##### LISTED RECORDS

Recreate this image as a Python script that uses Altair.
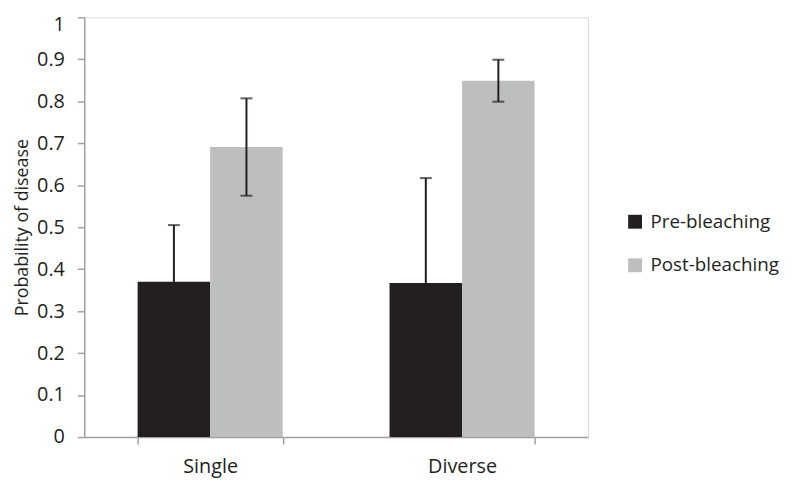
import altair as alt
import pandas as pd

groups = ["Single", "Single", "Diverse", "Diverse"]
series = ["Pre-bleaching", "Post-bleaching", "Pre-bleaching", "Post-bleaching"]
values = [0.370, 0.691, 0.367, 0.849]
errors = [0.135, 0.116, 0.250, 0.050]

group_order = ["Single", "Diverse"]
series_order = ["Pre-bleaching", "Post-bleaching"]
series_colors = ["#231f20", "#bcbec0"]
y_ticks = [0, 0.1, 0.2, 0.3, 0.4, 0.5, 0.6, 0.7, 0.8, 0.9, 1.0]

df = pd.DataFrame({"group": groups, "series": series, "value": values, "err": errors})
df["lo"] = df["value"] - df["err"]
df["hi"] = df["value"] + df["err"]

FONT = "Open Sans"
TXT = "#231f20"
AX = "#a0a0a0"

x_enc = alt.X(
    "group:N",
    sort=group_order,
    scale=alt.Scale(paddingInner=0.424, paddingOuter=0.212),
    axis=alt.Axis(
        title=None, labelAngle=0, tickBand="extent", tickSize=7, labelPadding=13,
        labelFontSize=20, labelFont=FONT, labelColor=TXT,
        domainColor=AX, tickColor=AX, domainWidth=1.5, tickWidth=1.5,
    ),
)
xoff = alt.XOffset("series:N", sort=series_order, scale=alt.Scale(paddingInner=0, paddingOuter=0))
y_scale = alt.Scale(domain=[0, 1], nice=False)

bars = alt.Chart(df).mark_bar().encode(
    x=x_enc,
    xOffset=xoff,
    y=alt.Y(
        "value:Q",
        scale=y_scale,
        axis=alt.Axis(
            title="Probability of disease", values=y_ticks, format=".1~f", grid=False,
            tickSize=7, labelPadding=13, labelFontSize=20, labelFont=FONT, labelColor=TXT,
            labelOffset={"condition": {"test": "datum.value == 1", "value": 7}, "value": 0},
            titleFont=FONT, titleFontSize=18, titleFontWeight="normal", titleColor=TXT,
            titlePadding=5, domainColor=AX, tickColor=AX, domainWidth=1.5, tickWidth=1.5,
        ),
    ),
    color=alt.Color(
        "series:N",
        sort=series_order,
        scale=alt.Scale(domain=series_order, range=series_colors),
        legend=alt.Legend(
            title=None, orient="none", legendX=547, legendY=197,
            symbolType="square", symbolSize=196, symbolStrokeWidth=0,
            labelFont=FONT, labelFontSize=19, labelColor=TXT, labelOffset=6,
            rowPadding=24,
        ),
    ),
)

rules = alt.Chart(df).mark_rule(color="#231f20", strokeWidth=2).encode(
    x=alt.X("group:N", sort=group_order),
    xOffset=xoff,
    y=alt.Y("lo:Q", scale=y_scale),
    y2="hi:Q",
)

caps_hi = alt.Chart(df).mark_tick(color="#231f20", thickness=2, size=12).encode(
    x=alt.X("group:N", sort=group_order),
    xOffset=xoff,
    y=alt.Y("hi:Q", scale=y_scale),
)
caps_lo = alt.Chart(df).mark_tick(color="#231f20", thickness=2, size=12).encode(
    x=alt.X("group:N", sort=group_order),
    xOffset=xoff,
    y=alt.Y("lo:Q", scale=y_scale),
)

chart = alt.layer(bars, rules, caps_hi, caps_lo).properties(
    width=509,
    height=424,
    autosize=alt.AutoSizeParams(type="none"),
    padding={"left": 77, "top": 7, "right": 200, "bottom": 44},
).configure_view(stroke=None).configure(background="white")

chart.save("out.html", embed_options={"renderer": "svg", "actions": False})
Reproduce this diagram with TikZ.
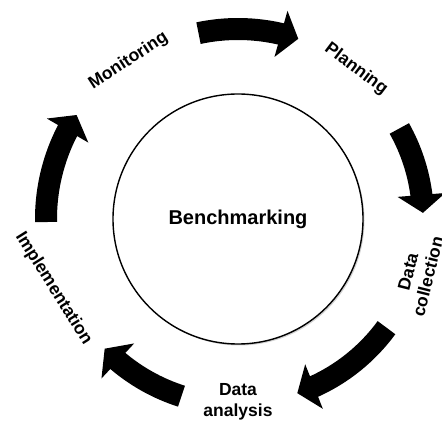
\documentclass[tikz,border=0pt]{standalone}
\usepackage{fontspec}
\setmainfont{Liberation Sans}
\usepackage{tikz}
\usetikzlibrary{arrows.meta,bending,shadows}
\tikzset{
  hubcirc/.style={ draw, circle, line width=1.4pt, fill=white, minimum size=250pt,
    font=\fontsize{20}{24}\selectfont\bfseries,
    drop shadow={shadow xshift=1.5pt, shadow yshift=-1.5pt, opacity=0.35} }
}
\tikzset{
  steplabel/.style={ font=\fontsize{17.5}{20.5}\selectfont\bfseries, align=center, inner sep=0pt }
}
\tikzset{
  cyclearrow/.style={ line width=22pt, -{Triangle[length=18pt, width=47pt, flex]} }
}

\begin{document}
\begin{tikzpicture}[x=1pt, y=1pt]
        \useasboundingbox (0,0) rectangle (442,423);
        \node[hubcirc] (hub) at (238, 204) {Benchmarking};
        \node[steplabel, rotate=-37] (plan) at (356, 354) {Planning};
        \node[steplabel, rotate=76] (collect) at (418, 149) {Data\\collection};
        \node[steplabel] (analyse) at (238, 21) {Data\\analysis};
        \node[steplabel, rotate=-58] (impl) at (53.5, 134.5) {Implementation};
        \node[steplabel, rotate=33] (monitor) at (128.5, 362) {Monitoring};
        % arrows around the hub
        \draw[cyclearrow] ([shift={(102:190pt)}]hub.center) arc[start angle=102, end angle=71.5, radius=190pt];
        \draw[cyclearrow] ([shift={(29.3:185pt)}]hub.center) arc[start angle=29.3, end angle=1.9, radius=185pt];
        \draw[cyclearrow] ([shift={(-36.2:184pt)}]hub.center) arc[start angle=-36.2, end angle=-71.2, radius=184pt];
        \draw[cyclearrow] ([shift={(-107.7:186pt)}]hub.center) arc[start angle=-107.7, end angle=-135.8, radius=186pt];
        \draw[cyclearrow] ([shift={(180.9:192pt)}]hub.center) arc[start angle=180.9, end angle=147.2, radius=192pt];
      \end{tikzpicture}
\end{document}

##########

TO BE DONE:
Please extract exactly the lines of the data, from the first through the line containing "0.8, 0.9, 1.0]", and add no pictures to the copy.

THE ANSWER:
Recreate this image as a Python script that uses Altair.
import altair as alt
import pandas as pd

groups = ["Single", "Single", "Diverse", "Diverse"]
series = ["Pre-bleaching", "Post-bleaching", "Pre-bleaching", "Post-bleaching"]
values = [0.370, 0.691, 0.367, 0.849]
errors = [0.135, 0.116, 0.250, 0.050]

group_order = ["Single", "Diverse"]
series_order = ["Pre-bleaching", "Post-bleaching"]
series_colors = ["#231f20", "#bcbec0"]
y_ticks = [0, 0.1, 0.2, 0.3, 0.4, 0.5, 0.6, 0.7, 0.8, 0.9, 1.0]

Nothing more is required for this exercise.